◆ GIVEN EXERCISE:
Set down the full listing exactly as given. Any pictures are to be left out.

◆ DATA SEGMENT:
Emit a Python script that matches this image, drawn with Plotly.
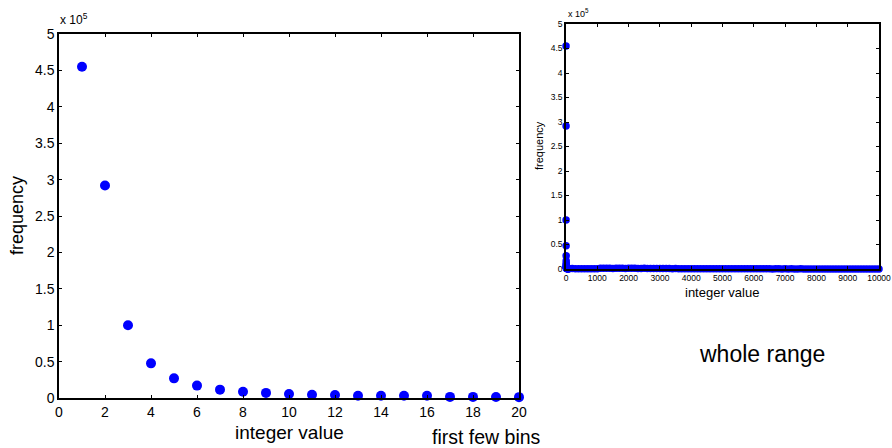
import plotly.graph_objects as go

# first few bins: integer value -> frequency
bins = list(range(1, 21))
freq = [455000, 292000, 100000, 47600, 27000, 17000, 11500, 8500, 7000, 5500,
        4500, 4200, 3000, 3000, 3200, 3000, 1500, 1500, 1300, 1200]

tail_x = [25, 30, 40, 50, 60, 70, 80, 90] + list(range(100, 10001, 100))
tail_y = [900, 800, 650, 550, 450, 400, 350, 300,
          900, 800, 700, 650, 600, 550, 500, 500, 450, 450,
          1500, 1400, 1300, 1500, 1200, 1400, 1600, 1300, 1200, 1400,
          1500, 1300, 1200, 1100, 1300, 1200, 1000, 900, 1000, 900,
          800, 900, 800, 700, 800, 700, 600, 700, 600, 600,
          700, 600, 500, 600, 500, 500, 600, 500, 400, 500,
          500, 400, 400, 500, 400, 400, 300, 400, 300, 300,
          400, 300, 300, 400, 300, 200, 300, 300, 200, 300,
          200, 300, 200, 200, 300, 200, 200, 200, 200, 100,
          200, 200, 100, 200, 100, 100, 200, 100, 100, 100,
          100, 200, 100, 100, 100, 200, 100, 100, 100, 100]

xl_ticks = list(range(0, 21, 2))
y_ticks = [0, 50000, 100000, 150000, 200000, 250000, 300000, 350000, 400000, 450000, 500000]
y_ticktext = ["0", "0.5", "1", "1.5", "2", "2.5", "3", "3.5", "4", "4.5", "5"]
xr_ticks = list(range(0, 10001, 1000))
xr_ticktext = ["0", "1000", "2000", "3000", "4000", "5000", "6000", "7000", "8000", "9000", "10000"]

W, H = 892, 448
FONT = "Liberation Sans, Arial, sans-serif"
BLUE = "#0000FF"

fig = go.Figure()
fig.add_trace(go.Scatter(x=bins, y=freq, mode="markers",
                         marker=dict(color=BLUE, size=10), xaxis="x", yaxis="y",
                         cliponaxis=False, showlegend=False))
fig.add_trace(go.Scatter(x=bins + tail_x, y=freq + tail_y, mode="markers",
                         marker=dict(color=BLUE, size=7.5), xaxis="x2", yaxis="y2",
                         cliponaxis=False, showlegend=False))

def px(x):
    return x / W

def py(y):
    return 1 - y / H

axis_common = dict(showline=True, linecolor="black", mirror="ticks", ticks="inside",
                   tickcolor="black", showgrid=False, zeroline=False, automargin=False)

fig.update_layout(
    width=W, height=H, margin=dict(l=0, r=0, t=0, b=0),
    paper_bgcolor="white", plot_bgcolor="white",
    font=dict(family=FONT, color="black"),
    xaxis=dict(domain=[px(59), px(519)], range=[0, 20], tickvals=xl_ticks,
               linewidth=1.5, ticklen=3, tickfont=dict(size=14), anchor="y",
               **axis_common),
    yaxis=dict(domain=[py(398), py(34)], range=[0, 500000], tickvals=y_ticks,
               ticktext=y_ticktext, linewidth=1.5, ticklen=3,
               tickfont=dict(size=14), anchor="x", **axis_common),
    xaxis2=dict(domain=[px(566), px(879)], range=[0, 10000], tickvals=xr_ticks,
                ticktext=xr_ticktext, linewidth=1.5, ticklen=3,
                tickfont=dict(size=8.5), anchor="y2", **axis_common),
    yaxis2=dict(domain=[py(269), py(24)], range=[0, 500000], tickvals=y_ticks,
                ticktext=y_ticktext, linewidth=1.5, ticklen=3,
                tickfont=dict(size=8.5), anchor="x2", **axis_common),
)

ann = [
    dict(text="x 10<sup>5</sup>", x=58, y=29, xanchor="left", yanchor="bottom", size=12),
    dict(text="frequency", x=17, y=216, xanchor="center", yanchor="middle", size=18, angle=-90),
    dict(text="integer value", x=289, y=432, xanchor="center", yanchor="middle", size=19),
    dict(text="first few bins", x=486, y=437, xanchor="center", yanchor="middle", size=19.5),
    dict(text="x 10<sup>5</sup>", x=566, y=21, xanchor="left", yanchor="bottom", size=9),
    dict(text="frequency", x=539, y=146, xanchor="center", yanchor="middle", size=11, angle=-90),
    dict(text="integer value", x=722, y=292, xanchor="center", yanchor="middle", size=13),
    dict(text="whole range", x=762, y=354, xanchor="center", yanchor="middle", size=23),
]
for a in ann:
    fig.add_annotation(text=a["text"], x=px(a["x"]), y=py(a["y"]), xref="paper", yref="paper",
                       xanchor=a["xanchor"], yanchor=a["yanchor"], showarrow=False,
                       textangle=a.get("angle", 0), font=dict(size=a["size"], family=FONT, color="black"))

fig.write_html("out.html", config={"displayModeBar": False},
               post_script="document.body.style.margin='0';document.body.style.padding='0';")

◆ FULL ANSWER:
Emit a Python script that matches this image, drawn with Plotly.
import plotly.graph_objects as go

# first few bins: integer value -> frequency
bins = list(range(1, 21))
freq = [455000, 292000, 100000, 47600, 27000, 17000, 11500, 8500, 7000, 5500,
        4500, 4200, 3000, 3000, 3200, 3000, 1500, 1500, 1300, 1200]

tail_x = [25, 30, 40, 50, 60, 70, 80, 90] + list(range(100, 10001, 100))
tail_y = [900, 800, 650, 550, 450, 400, 350, 300,
          900, 800, 700, 650, 600, 550, 500, 500, 450, 450,
          1500, 1400, 1300, 1500, 1200, 1400, 1600, 1300, 1200, 1400,
          1500, 1300, 1200, 1100, 1300, 1200, 1000, 900, 1000, 900,
          800, 900, 800, 700, 800, 700, 600, 700, 600, 600,
          700, 600, 500, 600, 500, 500, 600, 500, 400, 500,
          500, 400, 400, 500, 400, 400, 300, 400, 300, 300,
          400, 300, 300, 400, 300, 200, 300, 300, 200, 300,
          200, 300, 200, 200, 300, 200, 200, 200, 200, 100,
          200, 200, 100, 200, 100, 100, 200, 100, 100, 100,
          100, 200, 100, 100, 100, 200, 100, 100, 100, 100]

xl_ticks = list(range(0, 21, 2))
y_ticks = [0, 50000, 100000, 150000, 200000, 250000, 300000, 350000, 400000, 450000, 500000]
y_ticktext = ["0", "0.5", "1", "1.5", "2", "2.5", "3", "3.5", "4", "4.5", "5"]
xr_ticks = list(range(0, 10001, 1000))
xr_ticktext = ["0", "1000", "2000", "3000", "4000", "5000", "6000", "7000", "8000", "9000", "10000"]

W, H = 892, 448
FONT = "Liberation Sans, Arial, sans-serif"
BLUE = "#0000FF"

fig = go.Figure()
fig.add_trace(go.Scatter(x=bins, y=freq, mode="markers",
                         marker=dict(color=BLUE, size=10), xaxis="x", yaxis="y",
                         cliponaxis=False, showlegend=False))
fig.add_trace(go.Scatter(x=bins + tail_x, y=freq + tail_y, mode="markers",
                         marker=dict(color=BLUE, size=7.5), xaxis="x2", yaxis="y2",
                         cliponaxis=False, showlegend=False))

def px(x):
    return x / W

def py(y):
    return 1 - y / H

axis_common = dict(showline=True, linecolor="black", mirror="ticks", ticks="inside",
                   tickcolor="black", showgrid=False, zeroline=False, automargin=False)

fig.update_layout(
    width=W, height=H, margin=dict(l=0, r=0, t=0, b=0),
    paper_bgcolor="white", plot_bgcolor="white",
    font=dict(family=FONT, color="black"),
    xaxis=dict(domain=[px(59), px(519)], range=[0, 20], tickvals=xl_ticks,
               linewidth=1.5, ticklen=3, tickfont=dict(size=14), anchor="y",
               **axis_common),
    yaxis=dict(domain=[py(398), py(34)], range=[0, 500000], tickvals=y_ticks,
               ticktext=y_ticktext, linewidth=1.5, ticklen=3,
               tickfont=dict(size=14), anchor="x", **axis_common),
    xaxis2=dict(domain=[px(566), px(879)], range=[0, 10000], tickvals=xr_ticks,
                ticktext=xr_ticktext, linewidth=1.5, ticklen=3,
                tickfont=dict(size=8.5), anchor="y2", **axis_common),
    yaxis2=dict(domain=[py(269), py(24)], range=[0, 500000], tickvals=y_ticks,
                ticktext=y_ticktext, linewidth=1.5, ticklen=3,
                tickfont=dict(size=8.5), anchor="x2", **axis_common),
)

ann = [
    dict(text="x 10<sup>5</sup>", x=58, y=29, xanchor="left", yanchor="bottom", size=12),
    dict(text="frequency", x=17, y=216, xanchor="center", yanchor="middle", size=18, angle=-90),
    dict(text="integer value", x=289, y=432, xanchor="center", yanchor="middle", size=19),
    dict(text="first few bins", x=486, y=437, xanchor="center", yanchor="middle", size=19.5),
    dict(text="x 10<sup>5</sup>", x=566, y=21, xanchor="left", yanchor="bottom", size=9),
    dict(text="frequency", x=539, y=146, xanchor="center", yanchor="middle", size=11, angle=-90),
    dict(text="integer value", x=722, y=292, xanchor="center", yanchor="middle", size=13),
    dict(text="whole range", x=762, y=354, xanchor="center", yanchor="middle", size=23),
]
for a in ann:
    fig.add_annotation(text=a["text"], x=px(a["x"]), y=py(a["y"]), xref="paper", yref="paper",
                       xanchor=a["xanchor"], yanchor=a["yanchor"], showarrow=False,
                       textangle=a.get("angle", 0), font=dict(size=a["size"], family=FONT, color="black"))

fig.write_html("out.html", config={"displayModeBar": False},
               post_script="document.body.style.margin='0';document.body.style.padding='0';")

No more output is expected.